AEDs, or Automated External Defibrillators, are a crucial piece of equipment for saving someone in the throes of sudden cardiac arrest. An AED is used to match the natural internal electronic signal of the heart, which controls the rate and rhythm of a heartbeat. The AED can then be used to jumpstart this rhythm, bringing blood flow back to the patient.
Despite this, there is a glaring lack of AEDs on any of the upper floors of the residence hall. The only AED in the building is on the second floor, near the lobby. Many of the buildings on campus are similarly built, with multi-floor complexes with many out-of-the-way classrooms and winding staircases.
There is an approximately four minute window in which revival has chances better than four percent, according to the American Heart and Stroke Association. Should an emergency occur that requires an AED occur, there is no guarantee that emergency service could arrive in time due to distance.
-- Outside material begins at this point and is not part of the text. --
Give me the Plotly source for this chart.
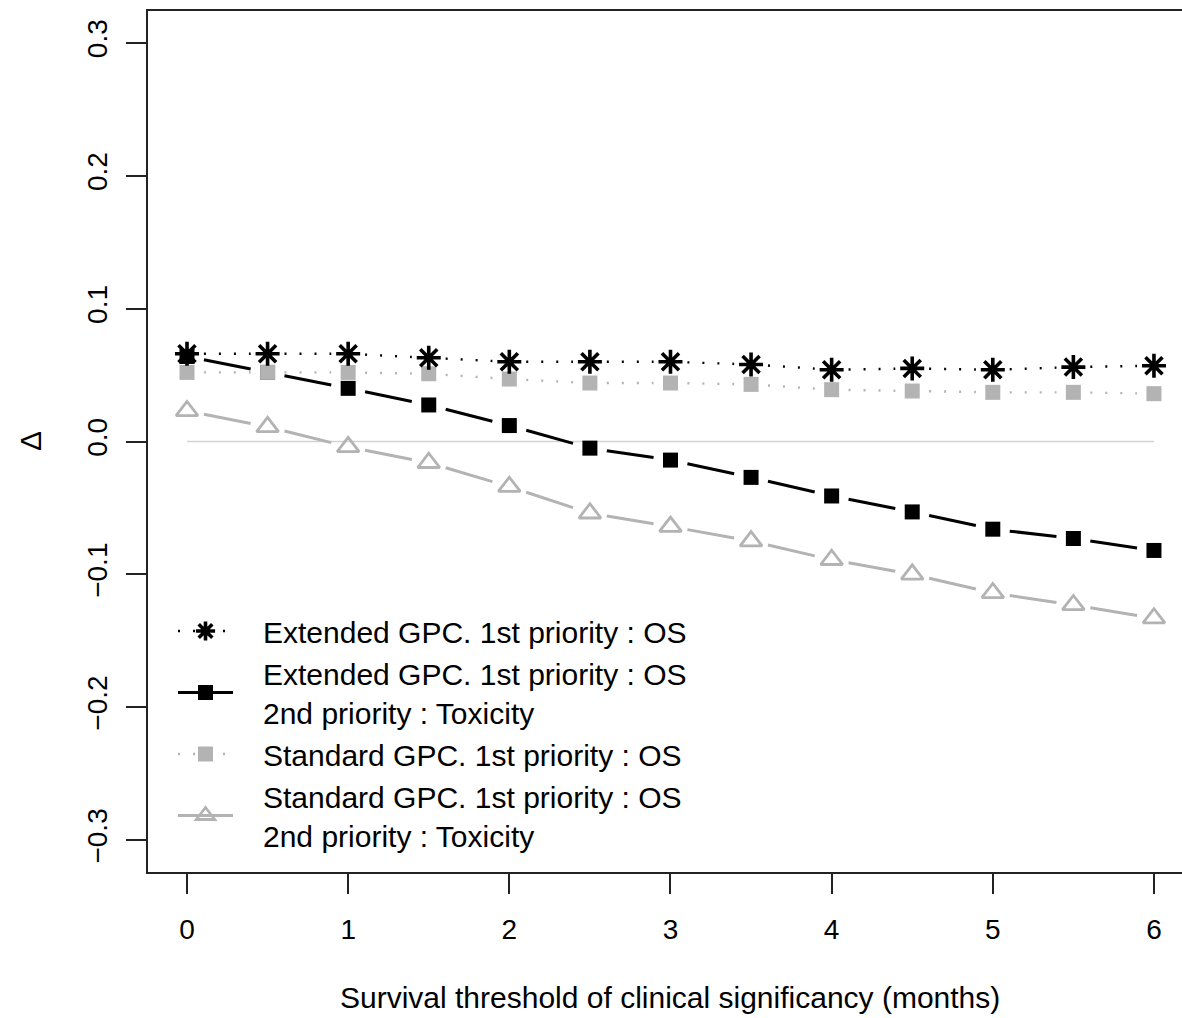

Heart failure, a problem that afflicts 29% of American young adults, according to the 2015 Statistical Fact Sheet released by the American Heart and Stroke Association.
If a student, or anyone, was to suffer a heart attack or other medical emergency on one of the upper floors, it would take too long to retrieve the AED to save the person’s life.
The COCC standard is one AED per building, according to Jim Bennett, head of campus security.
He stated, “AEDs are an important life-saving tool, that the Public Safety Department has deployed and used. “Having them available in each of our buildings Is an important part of our emergency medical response”.
In addition to one AED per building, all CPS vehicles are equipped with AEDs, and CPS officers are trained in proper usage.
Bennett remarks that the lack of an AED on each floor is not a problem, stating that he has “not heard of any concerns.”
While no medical concerns have yet to be announced, it is possible that limiting the Residence Hall to one AED is a good thing. Irresponsible, inebriated students could see the AEDs as a toy, and abuse them – something that Bennett acknowledges as a risk.
“AEDs are a life-saving tool, while there is always a chance of someone vandalizing the AED, the benefit far outweighs the risk,” says Bennett.